TASK TO COMPLETE >>
Copy each line that contains the word "matplotlib".
[Start of RECORDS SUPPLIED]
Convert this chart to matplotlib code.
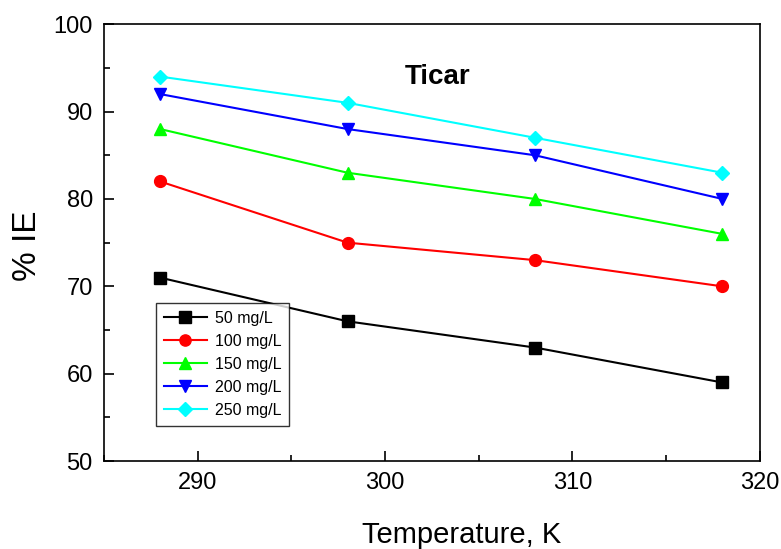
[End of RECORDS SUPPLIED]
[Start of RECORDS SUPPLIED]
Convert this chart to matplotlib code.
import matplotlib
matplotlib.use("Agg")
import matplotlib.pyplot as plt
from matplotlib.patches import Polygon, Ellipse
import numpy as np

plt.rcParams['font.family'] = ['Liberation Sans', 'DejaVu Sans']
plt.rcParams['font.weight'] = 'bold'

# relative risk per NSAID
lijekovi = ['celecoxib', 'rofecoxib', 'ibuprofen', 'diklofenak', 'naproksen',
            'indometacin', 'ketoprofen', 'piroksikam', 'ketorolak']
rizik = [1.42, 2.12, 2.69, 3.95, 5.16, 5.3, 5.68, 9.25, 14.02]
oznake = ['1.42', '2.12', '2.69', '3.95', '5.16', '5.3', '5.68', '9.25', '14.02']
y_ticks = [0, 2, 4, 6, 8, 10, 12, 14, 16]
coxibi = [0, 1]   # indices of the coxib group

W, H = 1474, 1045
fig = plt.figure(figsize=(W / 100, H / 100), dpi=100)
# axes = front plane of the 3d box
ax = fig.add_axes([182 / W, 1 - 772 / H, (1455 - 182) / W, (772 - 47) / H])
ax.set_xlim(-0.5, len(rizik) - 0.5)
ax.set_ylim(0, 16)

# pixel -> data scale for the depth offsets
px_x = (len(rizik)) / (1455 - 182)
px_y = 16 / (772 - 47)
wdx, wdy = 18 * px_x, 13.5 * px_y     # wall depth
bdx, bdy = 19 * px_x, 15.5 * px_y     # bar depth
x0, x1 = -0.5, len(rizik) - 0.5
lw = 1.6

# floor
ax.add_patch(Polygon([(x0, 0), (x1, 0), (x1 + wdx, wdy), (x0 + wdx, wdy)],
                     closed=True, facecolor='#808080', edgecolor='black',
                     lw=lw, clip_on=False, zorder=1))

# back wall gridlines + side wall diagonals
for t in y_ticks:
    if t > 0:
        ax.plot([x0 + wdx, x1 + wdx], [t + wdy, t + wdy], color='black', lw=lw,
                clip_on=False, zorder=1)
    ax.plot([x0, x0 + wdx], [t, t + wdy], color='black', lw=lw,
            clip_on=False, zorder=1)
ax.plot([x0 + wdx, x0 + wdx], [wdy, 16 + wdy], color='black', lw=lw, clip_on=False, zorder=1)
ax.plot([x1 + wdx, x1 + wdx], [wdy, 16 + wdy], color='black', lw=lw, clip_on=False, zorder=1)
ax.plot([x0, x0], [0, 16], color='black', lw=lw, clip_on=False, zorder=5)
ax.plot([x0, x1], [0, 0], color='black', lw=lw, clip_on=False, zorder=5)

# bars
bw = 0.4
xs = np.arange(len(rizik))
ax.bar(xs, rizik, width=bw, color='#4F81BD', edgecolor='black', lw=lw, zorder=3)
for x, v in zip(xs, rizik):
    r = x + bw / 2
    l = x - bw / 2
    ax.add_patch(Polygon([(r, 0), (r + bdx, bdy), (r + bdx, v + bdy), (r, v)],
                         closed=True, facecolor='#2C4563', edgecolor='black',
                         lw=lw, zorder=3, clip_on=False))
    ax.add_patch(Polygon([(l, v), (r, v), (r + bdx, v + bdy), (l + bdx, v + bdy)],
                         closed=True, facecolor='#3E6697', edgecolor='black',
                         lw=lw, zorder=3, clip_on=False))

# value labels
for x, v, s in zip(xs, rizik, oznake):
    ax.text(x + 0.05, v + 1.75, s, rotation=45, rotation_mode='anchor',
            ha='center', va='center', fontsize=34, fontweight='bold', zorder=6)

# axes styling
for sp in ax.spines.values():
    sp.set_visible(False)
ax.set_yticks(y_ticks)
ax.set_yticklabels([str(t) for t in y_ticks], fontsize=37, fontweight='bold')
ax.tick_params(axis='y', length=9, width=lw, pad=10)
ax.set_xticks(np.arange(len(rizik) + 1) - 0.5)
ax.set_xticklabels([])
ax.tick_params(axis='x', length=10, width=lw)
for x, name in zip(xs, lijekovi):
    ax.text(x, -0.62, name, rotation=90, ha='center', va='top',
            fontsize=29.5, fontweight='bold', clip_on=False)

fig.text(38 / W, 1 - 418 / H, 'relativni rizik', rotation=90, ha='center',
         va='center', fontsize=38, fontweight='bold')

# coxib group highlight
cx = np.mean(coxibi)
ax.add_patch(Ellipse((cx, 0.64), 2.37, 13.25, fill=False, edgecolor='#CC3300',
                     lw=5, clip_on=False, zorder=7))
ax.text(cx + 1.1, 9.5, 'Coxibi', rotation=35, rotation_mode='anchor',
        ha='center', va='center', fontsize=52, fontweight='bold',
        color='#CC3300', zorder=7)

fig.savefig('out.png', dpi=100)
[End of RECORDS SUPPLIED]
WRITTEN REPLY >>
Convert this chart to matplotlib code.
Convert this chart to matplotlib code.
import matplotlib
matplotlib.use("Agg")
import matplotlib.pyplot as plt
from matplotlib.patches import Polygon, Ellipse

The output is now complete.